2017-09-08 21:28:40 UTC
Country Music Hall of Famer Don Williams dead at 78
Juli Thanki, USA TODAY NETWORK – TennesseePublished 2:36 p.m. CT Sept. 8, 2017 | Updated 3:47 p.m. CT Sept. 8, 2017
Country Music Hall of Famer Don Williams died Friday after a short illness. He was 78 years old.
With his imposing stature, smooth vocals and soft-spoken nature, Williams was the "Gentle Giant" of country music. He was a staple of country radio in the 1970s and '80s, and over the course of his four-decade solo career, he recorded numerous songs now regarded as classics, including "Good Ole Boys Like Me," "Tulsa Time," "I Believe in You," "Lord, I Hope This Day is Good" and "It Must Be Love."
Don Williams was born May 27, 1939 in Floydada, Texas. In the 1960s, he was a member of the folk group Pozo-Seco Singers before striking out on a solo career in the early 1970s.
His first hit, "The Shelter of Your Eyes," came out in 1972; his first No. 1 single, "I Wouldn't Want to Live if You Didn't Love Me" came two years later. Between 1974-1985, he took 16 songs to the top of the charts.
In 1978, Williams won the Country Music Association's Male Vocalist of the Year Award. That same year, his recording of Danny Flowers' "Tulsa Time" took home the Academy of Country Music's Single Record of the Year trophy.
He also brought country music to international audiences. "Don Williams: Into Africa," a concert special filmed in Zimbabwe, was recorded on a tour of Africa in the late 1990s.
Williams launched a farewell tour in 2006 that included a stop at Lipscomb University's Allen Arena, but retirement didn't stick. He returned to the studio and released two fine albums, "And So It Goes" and "Reflections," on Sugar Hill Records in 2012 and 2014, respectively. Those were the last studio records of his career. A live album recorded in Ireland was released in 2016.
Williams was inducted into the Country Music Hall of Fame in 2010. He was unable to attend the medallion ceremony due to a bout of bronchitis, but Alison Krauss, bluegrassers the Del McCoury Band, and Chris Young were among the artists who performed his songs that night, a testament to his wide-ranging influence and appeal.
"In giving voice to songs like 'Good Ole Boys Like Me,' 'Lord, I Hope This Day Is Good,' and 'Amanda,' Don Williams offered calm, beauty, and a sense of wistful peace that is in short supply these days," said Country Music Hall of Fame and Museum CEO Kyle Young on Friday. "His music will forever be a balm in troublesome times.

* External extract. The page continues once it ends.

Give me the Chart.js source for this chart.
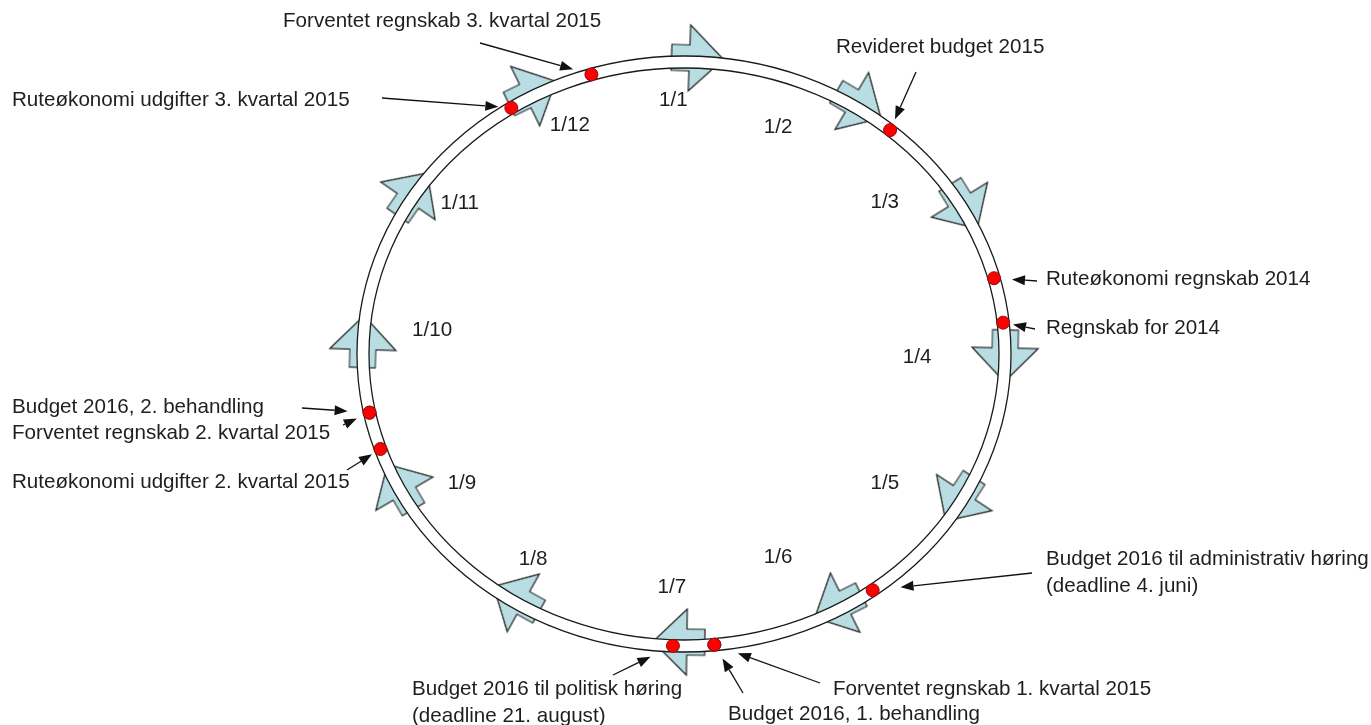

Everyone who makes country music with grace, intelligence, and ageless intent will do so while standing on the shoulders of this gentle giant."
Williams retired again in 2016, stating "It's time to hang my hat up and enjoy some quiet time at home."
"Gentle Giants," a tribute album featuring Krauss, Chris and Morgan Stapleton, Garth Brooks, Dierks Bentley and more singing Williams' songs, was released earlier this year.
Funeral arrangements are unavailable at this time.